Location
- Belmore, South Western Sydney, New South Wales Australia 33°55′45″S 151°05′43″E﻿ / ﻿33.929267°S 151.095361°E

Information
- Other name: All Saints Grammar
- Type: Independent co-educational early learning, primary, and secondary day school
- Motto: Greek: ΣΤΩΜΕΝ ΚΑΛΩΣ (Let us Stand Well)
- Denomination: Christian Orthodoxy
- Established: 1990
- Principal: Elfa Lillis
- Deputy Principal: Jaime Rodriguez
- Employees: ~72
- Years offered: Early learning and K–12
- Enrolment: ~700 (2008)
- Campuses: Junior: Belmore; Senior: Belmore South;
- Houses: Macedonia, Ionia, Attica, Kyrenia
- Colours: Navy blue; White;
- Nickname: ASG
- Website: www.allsaints.nsw.edu.au

= All Saints Greek Orthodox Grammar School =

All Saints Greek Orthodox Grammar School, or simply All Saints Grammar (ASG), is a dual-campus independent Greek Orthodox co-educational early learning, primary, and secondary day school, located in the suburb of Belmore, New South Wales, Australia.
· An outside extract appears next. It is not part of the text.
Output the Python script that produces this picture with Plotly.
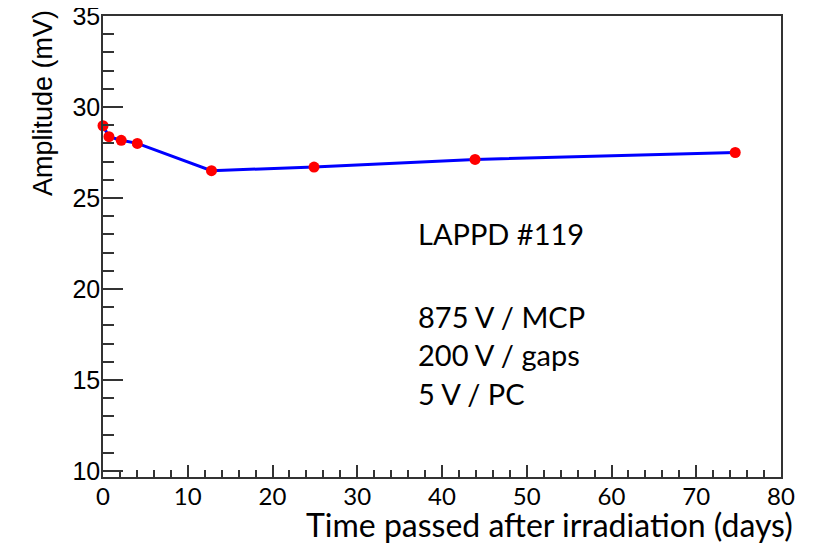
import plotly.graph_objects as go

# Data
days = [0.0, 0.7, 2.15, 4.05, 12.8, 24.9, 43.9, 74.6]
amplitude_mv = [28.97, 28.37, 28.17, 28.0, 26.5, 26.7, 27.12, 27.5]

x_title = "Time passed after irradiation (days)"
y_title = "Amplitude (mV)"
info_lines = ["LAPPD #119", "875 V / MCP", "200 V / gaps", "5 V / PC"]

# page has an 8px body margin: compensate so the frame lands where the reference has it
OFF = 8
W, H = 815 - OFF, 543 - OFF
L, R, T, B = 103 - OFF, 34, 16 - OFF, 66
pw, ph = W - L - R, H - T - B


def px(x):
    return (x - OFF - L) / pw


def py(y):
    return 1 - (y - OFF - T) / ph


fig = go.Figure()
fig.add_trace(go.Scatter(
    x=days, y=amplitude_mv, mode="lines+markers",
    line=dict(color="#0000ff", width=3),
    marker=dict(color="#ff0000", size=11),
    cliponaxis=False, showlegend=False,
))

axis_color = "#333333"
fig.update_xaxes(
    range=[0, 80], dtick=10, tick0=0, automargin=False,
    showgrid=False, zeroline=False,
    showline=True, mirror=True, linecolor=axis_color, linewidth=1.5,
    ticks="inside", ticklen=12, tickwidth=1.5, tickcolor=axis_color,
    minor=dict(ticks="inside", ticklen=7, dtick=2, tickwidth=1.5, tickcolor=axis_color, showgrid=False),
    tickfont=dict(family="Lato", size=24, color="black"),
    ticklabelstandoff=-3, ticklabeloverflow="allow",
)
fig.update_yaxes(
    range=[9.67, 35], tickvals=[10, 15, 20, 25, 30, 35], automargin=False,
    showgrid=False, zeroline=False,
    showline=True, mirror=True, linecolor=axis_color, linewidth=1.5,
    ticks="inside", ticklen=20, tickwidth=1.5, tickcolor=axis_color,
    minor=dict(ticks="inside", ticklen=11, dtick=1, tick0=0, tickwidth=1.5, tickcolor=axis_color, showgrid=False),
    tickfont=dict(family="Liberation Sans", size=25, color="black"),
    ticklabelstandoff=-4, ticklabeloverflow="allow",
)

annotations = [
    dict(text=x_title, x=px(795), y=py(524), xanchor="right", yanchor="middle",
         font=dict(family="Lato", size=32, color="black")),
    dict(text=y_title, x=px(43), y=py(103), xanchor="center", yanchor="middle", textangle=-90,
         font=dict(family="Liberation Sans", size=27, color="black")),
]
line_y = [233, 316, 354, 393]
for txt, yy in zip(info_lines, line_y):
    annotations.append(dict(text=txt, x=px(416), y=py(yy), xanchor="left", yanchor="middle",
                            font=dict(family="Lato", size=29, color="black")))
for a in annotations:
    a.update(xref="paper", yref="paper", showarrow=False)

fig.update_layout(
    width=W, height=H,
    margin=dict(l=L, r=R, t=T, b=B, autoexpand=False),
    paper_bgcolor="white", plot_bgcolor="white",
    annotations=annotations,
)

fig.write_html("out.html")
Established in 1990, the school's Junior campus for early learning to Year 6 is located in Belmore, and the Senior High School "Towers Campus" for students in Year 7 to 12 is located in Belmore South. The school has a non-selective enrolment policy, and, as of 2008, catered for approximately 700 students from early learning to Year 12.